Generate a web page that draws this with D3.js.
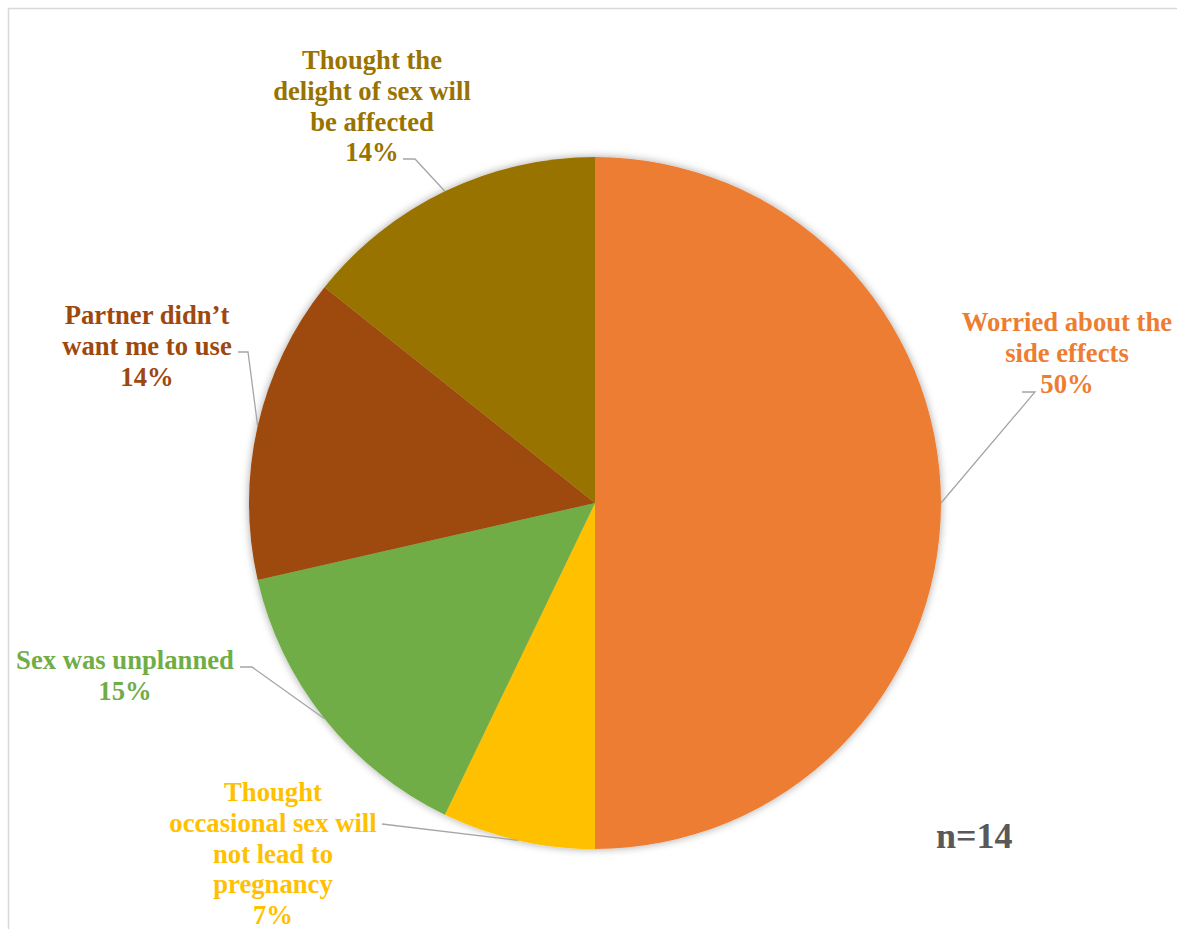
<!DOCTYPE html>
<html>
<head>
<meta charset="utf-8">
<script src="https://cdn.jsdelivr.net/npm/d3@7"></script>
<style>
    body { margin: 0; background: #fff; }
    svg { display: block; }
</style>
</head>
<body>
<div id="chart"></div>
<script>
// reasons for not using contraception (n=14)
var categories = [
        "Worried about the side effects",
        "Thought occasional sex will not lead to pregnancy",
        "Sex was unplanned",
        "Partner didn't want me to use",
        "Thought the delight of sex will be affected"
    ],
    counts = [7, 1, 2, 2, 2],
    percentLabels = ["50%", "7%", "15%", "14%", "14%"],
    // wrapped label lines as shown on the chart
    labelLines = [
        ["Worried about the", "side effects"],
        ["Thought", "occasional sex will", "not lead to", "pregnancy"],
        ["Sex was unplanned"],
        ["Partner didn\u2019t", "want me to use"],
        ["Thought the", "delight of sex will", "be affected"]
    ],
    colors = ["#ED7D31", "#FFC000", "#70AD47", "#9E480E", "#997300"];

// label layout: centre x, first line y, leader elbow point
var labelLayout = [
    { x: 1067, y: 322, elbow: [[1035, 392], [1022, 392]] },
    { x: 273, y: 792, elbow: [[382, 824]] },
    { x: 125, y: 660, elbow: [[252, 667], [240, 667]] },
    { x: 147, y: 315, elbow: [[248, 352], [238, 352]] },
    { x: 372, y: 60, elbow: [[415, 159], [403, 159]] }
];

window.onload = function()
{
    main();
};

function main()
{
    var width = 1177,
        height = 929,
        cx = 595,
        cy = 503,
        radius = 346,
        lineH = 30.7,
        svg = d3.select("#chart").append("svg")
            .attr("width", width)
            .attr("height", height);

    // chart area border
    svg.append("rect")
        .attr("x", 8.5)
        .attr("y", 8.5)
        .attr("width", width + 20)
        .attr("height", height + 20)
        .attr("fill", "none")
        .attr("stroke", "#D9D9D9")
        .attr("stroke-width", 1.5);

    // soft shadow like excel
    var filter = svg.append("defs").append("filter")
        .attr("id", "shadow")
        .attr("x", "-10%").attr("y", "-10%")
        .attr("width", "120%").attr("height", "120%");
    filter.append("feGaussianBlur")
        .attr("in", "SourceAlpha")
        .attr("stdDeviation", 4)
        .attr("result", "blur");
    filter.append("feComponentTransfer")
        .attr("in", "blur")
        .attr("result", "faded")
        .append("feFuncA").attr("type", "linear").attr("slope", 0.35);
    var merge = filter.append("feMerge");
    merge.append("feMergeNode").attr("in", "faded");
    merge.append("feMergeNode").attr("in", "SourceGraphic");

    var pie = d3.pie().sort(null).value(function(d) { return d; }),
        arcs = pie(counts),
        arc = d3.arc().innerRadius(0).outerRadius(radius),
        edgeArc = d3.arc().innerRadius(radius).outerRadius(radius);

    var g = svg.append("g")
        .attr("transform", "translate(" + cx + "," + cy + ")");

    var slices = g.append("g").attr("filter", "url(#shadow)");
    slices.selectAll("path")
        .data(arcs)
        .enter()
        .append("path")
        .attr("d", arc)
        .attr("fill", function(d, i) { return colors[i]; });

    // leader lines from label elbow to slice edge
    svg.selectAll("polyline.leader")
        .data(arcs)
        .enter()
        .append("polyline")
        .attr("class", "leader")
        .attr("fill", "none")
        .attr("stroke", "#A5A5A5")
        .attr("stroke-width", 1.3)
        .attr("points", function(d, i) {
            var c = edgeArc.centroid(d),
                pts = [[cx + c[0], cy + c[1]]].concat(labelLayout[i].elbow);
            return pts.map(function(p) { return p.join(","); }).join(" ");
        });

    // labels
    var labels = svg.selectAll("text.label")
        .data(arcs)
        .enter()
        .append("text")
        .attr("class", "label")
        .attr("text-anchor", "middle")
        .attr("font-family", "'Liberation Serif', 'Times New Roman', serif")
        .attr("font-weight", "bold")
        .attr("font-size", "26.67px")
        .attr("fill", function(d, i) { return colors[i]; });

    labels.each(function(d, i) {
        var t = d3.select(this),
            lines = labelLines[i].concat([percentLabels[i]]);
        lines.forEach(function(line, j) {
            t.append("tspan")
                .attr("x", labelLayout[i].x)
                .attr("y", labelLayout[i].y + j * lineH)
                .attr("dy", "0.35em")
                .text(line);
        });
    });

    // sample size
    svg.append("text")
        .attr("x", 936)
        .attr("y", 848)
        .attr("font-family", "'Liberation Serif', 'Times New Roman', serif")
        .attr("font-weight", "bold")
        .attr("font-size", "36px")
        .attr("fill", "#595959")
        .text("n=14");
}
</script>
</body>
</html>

------

TASK OBJECTIVE: Print the complete listing exactly, apart from any pictures.

OUTPUT FOR THIS TASK:
Generate a web page that draws this with D3.js.
<!DOCTYPE html>
<html>
<head>
<meta charset="utf-8">
<script src="https://cdn.jsdelivr.net/npm/d3@7"></script>
<style>
    body { margin: 0; background: #fff; }
    svg { display: block; }
</style>
</head>
<body>
<div id="chart"></div>
<script>
// reasons for not using contraception (n=14)
var categories = [
        "Worried about the side effects",
        "Thought occasional sex will not lead to pregnancy",
        "Sex was unplanned",
        "Partner didn't want me to use",
        "Thought the delight of sex will be affected"
    ],
    counts = [7, 1, 2, 2, 2],
    percentLabels = ["50%", "7%", "15%", "14%", "14%"],
    // wrapped label lines as shown on the chart
    labelLines = [
        ["Worried about the", "side effects"],
        ["Thought", "occasional sex will", "not lead to", "pregnancy"],
        ["Sex was unplanned"],
        ["Partner didn\u2019t", "want me to use"],
        ["Thought the", "delight of sex will", "be affected"]
    ],
    colors = ["#ED7D31", "#FFC000", "#70AD47", "#9E480E", "#997300"];

// label layout: centre x, first line y, leader elbow point
var labelLayout = [
    { x: 1067, y: 322, elbow: [[1035, 392], [1022, 392]] },
    { x: 273, y: 792, elbow: [[382, 824]] },
    { x: 125, y: 660, elbow: [[252, 667], [240, 667]] },
    { x: 147, y: 315, elbow: [[248, 352], [238, 352]] },
    { x: 372, y: 60, elbow: [[415, 159], [403, 159]] }
];

window.onload = function()
{
    main();
};

function main()
{
    var width = 1177,
        height = 929,
        cx = 595,
        cy = 503,
        radius = 346,
        lineH = 30.7,
        svg = d3.select("#chart").append("svg")
            .attr("width", width)
            .attr("height", height);

    // chart area border
    svg.append("rect")
        .attr("x", 8.5)
        .attr("y", 8.5)
        .attr("width", width + 20)
        .attr("height", height + 20)
        .attr("fill", "none")
        .attr("stroke", "#D9D9D9")
        .attr("stroke-width", 1.5);

    // soft shadow like excel
    var filter = svg.append("defs").append("filter")
        .attr("id", "shadow")
        .attr("x", "-10%").attr("y", "-10%")
        .attr("width", "120%").attr("height", "120%");
    filter.append("feGaussianBlur")
        .attr("in", "SourceAlpha")
        .attr("stdDeviation", 4)
        .attr("result", "blur");
    filter.append("feComponentTransfer")
        .attr("in", "blur")
        .attr("result", "faded")
        .append("feFuncA").attr("type", "linear").attr("slope", 0.35);
    var merge = filter.append("feMerge");
    merge.append("feMergeNode").attr("in", "faded");
    merge.append("feMergeNode").attr("in", "SourceGraphic");

    var pie = d3.pie().sort(null).value(function(d) { return d; }),
        arcs = pie(counts),
        arc = d3.arc().innerRadius(0).outerRadius(radius),
        edgeArc = d3.arc().innerRadius(radius).outerRadius(radius);

    var g = svg.append("g")
        .attr("transform", "translate(" + cx + "," + cy + ")");

    var slices = g.append("g").attr("filter", "url(#shadow)");
    slices.selectAll("path")
        .data(arcs)
        .enter()
        .append("path")
        .attr("d", arc)
        .attr("fill", function(d, i) { return colors[i]; });

    // leader lines from label elbow to slice edge
    svg.selectAll("polyline.leader")
        .data(arcs)
        .enter()
        .append("polyline")
        .attr("class", "leader")
        .attr("fill", "none")
        .attr("stroke", "#A5A5A5")
        .attr("stroke-width", 1.3)
        .attr("points", function(d, i) {
            var c = edgeArc.centroid(d),
                pts = [[cx + c[0], cy + c[1]]].concat(labelLayout[i].elbow);
            return pts.map(function(p) { return p.join(","); }).join(" ");
        });

    // labels
    var labels = svg.selectAll("text.label")
        .data(arcs)
        .enter()
        .append("text")
        .attr("class", "label")
        .attr("text-anchor", "middle")
        .attr("font-family", "'Liberation Serif', 'Times New Roman', serif")
        .attr("font-weight", "bold")
        .attr("font-size", "26.67px")
        .attr("fill", function(d, i) { return colors[i]; });

    labels.each(function(d, i) {
        var t = d3.select(this),
            lines = labelLines[i].concat([percentLabels[i]]);
        lines.forEach(function(line, j) {
            t.append("tspan")
                .attr("x", labelLayout[i].x)
                .attr("y", labelLayout[i].y + j * lineH)
                .attr("dy", "0.35em")
                .text(line);
        });
    });

    // sample size
    svg.append("text")
        .attr("x", 936)
        .attr("y", 848)
        .attr("font-family", "'Liberation Serif', 'Times New Roman', serif")
        .attr("font-weight", "bold")
        .attr("font-size", "36px")
        .attr("fill", "#595959")
        .text("n=14");
}
</script>
</body>
</html>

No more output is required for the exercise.